Bingo. Deanonymize the majority of users to the point where only privacy activists, power users, and grey/blackhatters are running adblockers, compile a comprehensive list of such users, and then either find another way to track them or straight up ban adblockers because "only the bad guys use them, what do you have to hide?"
Their concern about losing the ability to "personalize" ads smacks of NSA/GCHQ concern that they can't reliably track X percent of the population (UBO/pihole/etc users). Sure, Google makes a ton of money from ads, but with their stranglehold on the search, mobile, navigation, and video markets, do they really need to make such a controversial change just to squeeze a few extra million a year out of Ads?
No. There's plenty of other ways to make money for their business, there aren't many other ways to remain in good standing with and funded by the surveillance state. There's something else at play here.

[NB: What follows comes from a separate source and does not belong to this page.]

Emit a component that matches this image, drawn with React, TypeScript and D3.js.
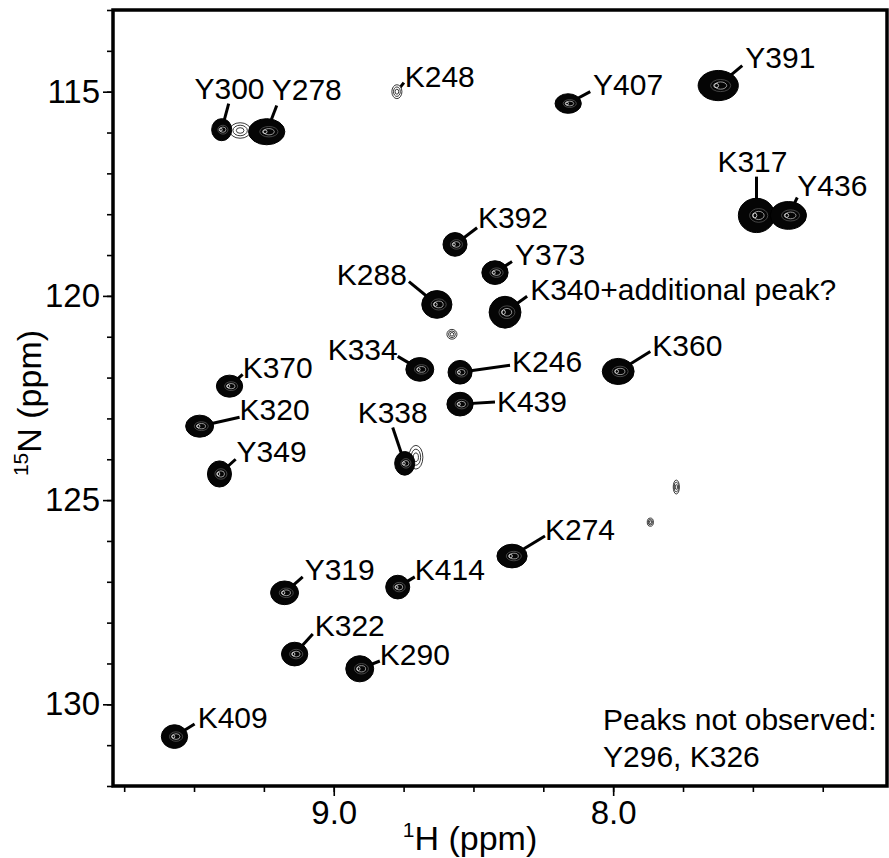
import React, { useEffect, useRef } from 'react';
import * as d3 from 'd3';

// assigned cross peaks: name, 1H shift (ppm), 15N shift (ppm)
const peakNames = ['Y300', 'Y278', 'K248', 'Y407', 'Y391', 'K317', 'Y436', 'K392', 'Y373', 'K288',
  'K340+additional peak?', 'K334', 'K246', 'K360', 'K370', 'K320', 'K439', 'K338', 'Y349', 'K274',
  'Y319', 'K414', 'K322', 'K290', 'K409'];
const peakH = [9.401, 9.240, 8.774, 8.161, 7.624, 7.487, 7.373, 8.566, 8.423, 8.631, 8.387, 8.692, 8.548,
  7.982, 9.373, 9.480, 8.548, 8.746, 9.409, 8.362, 9.176, 8.771, 9.140, 8.907, 9.570];
const peakN = [115.93, 115.98, 115.00, 115.29, 114.85, 118.03, 118.03, 118.74, 119.43, 120.21, 120.40,
  121.80, 121.87, 121.85, 122.21, 123.19, 122.65, 124.10, 124.36, 126.37, 127.27, 127.13, 128.77, 129.13, 130.79];
// contour footprint half widths (ppm)
const peakWidthH = [0.036, 0.065, 0.018, 0.047, 0.072, 0.065, 0.065, 0.043, 0.047, 0.054, 0.057, 0.050,
  0.043, 0.057, 0.047, 0.050, 0.047, 0.036, 0.043, 0.054, 0.050, 0.043, 0.047, 0.050, 0.047];
const peakWidthN = [0.27, 0.32, 0.17, 0.24, 0.37, 0.42, 0.34, 0.29, 0.29, 0.34, 0.39, 0.29, 0.29, 0.32,
  0.27, 0.27, 0.29, 0.29, 0.32, 0.29, 0.29, 0.29, 0.29, 0.32, 0.29];
const peakStrong = [true, true, false, true, true, true, true, true, true, true, true, true, true, true,
  true, true, true, true, true, true, true, true, true, true, true];

// where each assignment label sits (ppm) and where its leader starts
const labelH = [9.373, 9.222, 8.746, 8.072, 7.527, 7.627, 7.341, 8.484, 8.351, 8.738, 8.297, 8.771, 8.362,
  7.860, 9.326, 9.337, 8.416, 8.789, 9.348, 8.244, 9.104, 8.710, 9.068, 8.835, 9.487];
const labelN = [114.93, 114.95, 114.63, 114.83, 114.17, 116.71, 117.30, 118.08, 118.99, 119.47, 119.84,
  121.31, 121.60, 121.21, 121.75, 122.78, 122.58, 122.85, 123.80, 125.71, 126.69, 126.69, 128.08, 128.77, 130.33];
const labelAnchor = ['middle', 'start', 'start', 'start', 'start', 'start', 'start', 'start', 'start', 'end',
  'start', 'end', 'start', 'start', 'start', 'start', 'start', 'middle', 'start', 'start', 'start', 'start',
  'start', 'start', 'start'];
const leaderH = [9.376, 9.204, 8.749, 8.082, 7.538, 7.487, 7.341, 8.487, 8.362, 8.731, 8.308, 8.771, 8.369,
  7.867, 9.326, 9.337, 8.423, 8.789, 9.351, 8.244, 9.111, 8.710, 9.075, 8.835, 9.498];
const leaderN = [115.29, 115.34, 114.78, 115.00, 114.36, 117.08, 117.59, 118.33, 119.16, 119.65, 120.01,
  121.48, 121.70, 121.36, 121.92, 122.97, 122.60, 123.22, 124.00, 125.88, 126.88, 126.88, 128.28, 128.94, 130.48];

// weak unassigned peaks and shoulders
const extraH = [8.577, 7.774, 7.867, 9.335, 8.706];
const extraN = [120.94, 124.68, 125.54, 115.95, 123.95];
const extraWidthH = [0.018, 0.011, 0.011, 0.038, 0.025];
const extraWidthN = [0.12, 0.17, 0.10, 0.19, 0.29];

const xMajorTicks = [9.0, 8.0];
const xMinorTicks = d3.range(29, 40).map(v => v / 4);
const yMajorTicks = [115, 120, 125, 130];
const yMinorTicks = d3.range(113, 133);
const notObserved = ['Peaks not observed:', 'Y296, K326'];

const FONT = '"Liberation Sans", Arial, Helvetica, sans-serif';

const App = () => {
  const svgRef = useRef<SVGSVGElement>(null);

  useEffect(() => {
    const width = 889;
    const height = 858;
    const left = 113, right = 887, top = 10, bottom = 786;

    const svg = d3.select(svgRef.current)
      .attr('width', width)
      .attr('height', height)
      .style('background', '#fff');
    svg.selectAll('*').remove();

    const x = d3.scaleLinear().domain([9.79, 7.02]).range([left, right]);
    const y = d3.scaleLinear().domain([113, 132]).range([top, bottom]);

    // axes (ticks only, the frame is drawn as a box)
    const addAxis = (axis, tx, ty, labels) => {
      const g = svg.append('g')
        .attr('transform', `translate(${tx},${ty})`)
        .call(axis);
      g.select('.domain').remove();
      g.selectAll('.tick line').attr('stroke', '#000').attr('stroke-width', 1.6);
      g.selectAll('.tick text')
        .attr('fill', '#000')
        .style('font-family', FONT)
        .style('font-size', '33px');
      if (!labels) g.selectAll('.tick text').remove();
      return g;
    };

    addAxis(d3.axisBottom(x).tickValues(xMinorTicks).tickSize(6), 0, bottom, false);
    addAxis(d3.axisBottom(x).tickValues(xMajorTicks).tickSize(10).tickPadding(5)
      .tickFormat(d3.format('.1f')), 0, bottom, true);
    addAxis(d3.axisLeft(y).tickValues(yMinorTicks).tickSize(6), left, 0, false);
    addAxis(d3.axisLeft(y).tickValues(yMajorTicks).tickSize(10).tickPadding(3)
      .tickFormat(d3.format('d')), left, 0, true);

    // leaders
    svg.append('g').selectAll('line')
      .data(peakNames.map((_, i) => i))
      .join('line')
      .attr('x1', i => x(leaderH[i]))
      .attr('y1', i => y(leaderN[i]))
      .attr('x2', i => x(peakH[i]))
      .attr('y2', i => y(peakN[i]))
      .attr('stroke', '#000')
      .attr('stroke-width', 3);

    // contour-like peaks
    const drawWeak = (g, cx, cy, rx, ry) => {
      [1, 0.68, 0.36].forEach(s => {
        g.append('ellipse')
          .attr('cx', cx).attr('cy', cy)
          .attr('rx', rx * s).attr('ry', ry * s)
          .attr('fill', s === 1 ? '#fff' : 'none')
          .attr('stroke', '#222')
          .attr('stroke-width', 0.9);
      });
    };
    const drawStrong = (g, cx, cy, rx, ry) => {
      g.append('ellipse')
        .attr('cx', cx).attr('cy', cy)
        .attr('rx', rx).attr('ry', ry)
        .attr('fill', '#050505')
        .attr('stroke', '#000')
        .attr('stroke-width', 1);
      [0.5, 0.3].forEach((s, k) => {
        g.append('ellipse')
          .attr('cx', cx + rx * 0.12).attr('cy', cy)
          .attr('rx', rx * s).attr('ry', ry * s * 0.8)
          .attr('fill', 'none')
          .attr('stroke', k === 0 ? '#555' : '#bbb')
          .attr('stroke-width', 0.8);
      });
      g.append('ellipse')
        .attr('cx', cx - rx * 0.1).attr('cy', cy)
        .attr('rx', Math.max(1.5, rx * 0.12)).attr('ry', Math.max(1.5, ry * 0.14))
        .attr('fill', 'none')
        .attr('stroke', '#eee')
        .attr('stroke-width', 0.8);
    };

    const peaks = svg.append('g');
    extraH.forEach((h, i) => {
      const rx = Math.abs(x(h + extraWidthH[i]) - x(h));
      const ry = Math.abs(y(extraN[i] + extraWidthN[i]) - y(extraN[i]));
      drawWeak(peaks, x(h), y(extraN[i]), rx, ry);
    });
    peakH.forEach((h, i) => {
      const rx = Math.abs(x(h + peakWidthH[i]) - x(h));
      const ry = Math.abs(y(peakN[i] + peakWidthN[i]) - y(peakN[i]));
      if (peakStrong[i]) drawStrong(peaks, x(h), y(peakN[i]), rx, ry);
      else drawWeak(peaks, x(h), y(peakN[i]), rx, ry);
    });

    // assignment labels
    svg.append('g').selectAll('text')
      .data(peakNames.map((_, i) => i))
      .join('text')
      .attr('x', i => x(labelH[i]))
      .attr('y', i => y(labelN[i]))
      .attr('dy', '0.35em')
      .attr('text-anchor', i => labelAnchor[i])
      .style('font-family', FONT)
      .style('font-size', '30px')
      .attr('fill', '#000')
      .text(i => peakNames[i]);

    // note
    svg.append('g').selectAll('text')
      .data(notObserved)
      .join('text')
      .attr('x', 603)
      .attr('y', (_, i) => 730 + i * 37)
      .style('font-family', FONT)
      .style('font-size', '30px')
      .attr('fill', '#000')
      .text(d => d);

    // frame
    svg.append('rect')
      .attr('x', left).attr('y', top)
      .attr('width', right - left).attr('height', bottom - top)
      .attr('fill', 'none')
      .attr('stroke', '#000')
      .attr('stroke-width', 3.5);

    // axis titles
    const xt = svg.append('text')
      .attr('x', 470).attr('y', 850)
      .attr('text-anchor', 'middle')
      .style('font-family', FONT)
      .style('font-size', '34px');
    xt.append('tspan').attr('dy', -13).style('font-size', '21px').text('1');
    xt.append('tspan').attr('dy', 13).text('H (ppm)');

    const yt = svg.append('text')
      .attr('transform', 'translate(41,403) rotate(-90)')
      .attr('text-anchor', 'middle')
      .style('font-family', FONT)
      .style('font-size', '34px');
    yt.append('tspan').attr('dy', -13).style('font-size', '21px').text('15');
    yt.append('tspan').attr('dy', 13).text('N (ppm)');
  }, []);

  return (
    <svg ref={svgRef} style={{ position: 'absolute', left: 0, top: 0, display: 'block' }}></svg>
  );
};

export default App;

This is compelling, but possibly too charitable to the ad tech industry. Google isn't a hapless vassal of the surveillance state. They make a fuckton of money off of your attention.
It's more or less just capitalism in the tech era.
Google became 'evil' as soon as it realised that exploiting user data was the route to profit. We live in the information age - any for-profit business is going to pursue that which makes it the most profit.
Since most people are used to the idea of online services being 'free' - they got used to the relationship imbalance, and few companies ever really inform their users about exactly how much value their usage produces.
The surveillance aspect is definitely real - but I suspect it emerged over time as Google was forced to work with law enforcement, security services etc as its reach and power grew.
This is not "surveillance capitalism". It is surveillance in guise of capitalism.